Maybe the president didn’t fully understand the scope of the national humiliation that he’s engineered for us all, but he’s about to find out.
ADDENDUM: Democrats have almost every reason to expect that their party can look forward to a strong showing in November’s elections. I say “almost” only because the generic ballot polling that once indicated a clear voter preference for a Democrat-led Congress has become more ambiguous over the last few weeks.
On May 30, Democrats had a 7.6-point advantage over the GOP in the RealClearPolitics average of generic ballot polling. Today, due almost entirely to the GOP’s rebound from its late-May polling nadir, the Democrats’ lead has shrunk to 4.8 points.
That’s not seismic, but it is significant. CNN polling analyst Harry Enten explains:
It’s still primary season, and the general electorate is only just now tuning in to the political process. The landscape could look much bluer as we get closer to Election Day. But the Democrats are not yet hitting their “blue wave” benchmarks.

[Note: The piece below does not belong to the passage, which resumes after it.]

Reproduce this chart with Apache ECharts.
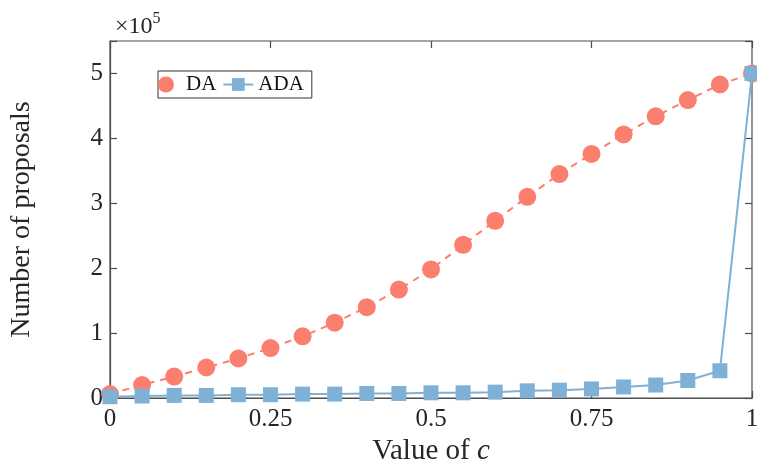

According to the latest analysis from Decision Desk HQ, the Democrats are doing well enough to win control of the House. But just barely. “If we apply that swing to the presidential vote in each congressional district — updated for redistricting — Democrats would lead in 222 seats while Republicans would have an edge in 213,” the outlet’s dispatch read.
Do you remember how many seats the GOP won in 2022 — an election in which the anticipated “red wave” failed to materialize, allowing Democrats to claim that voters had not turned against the Biden agenda? That’s right: Exactly 222 seats.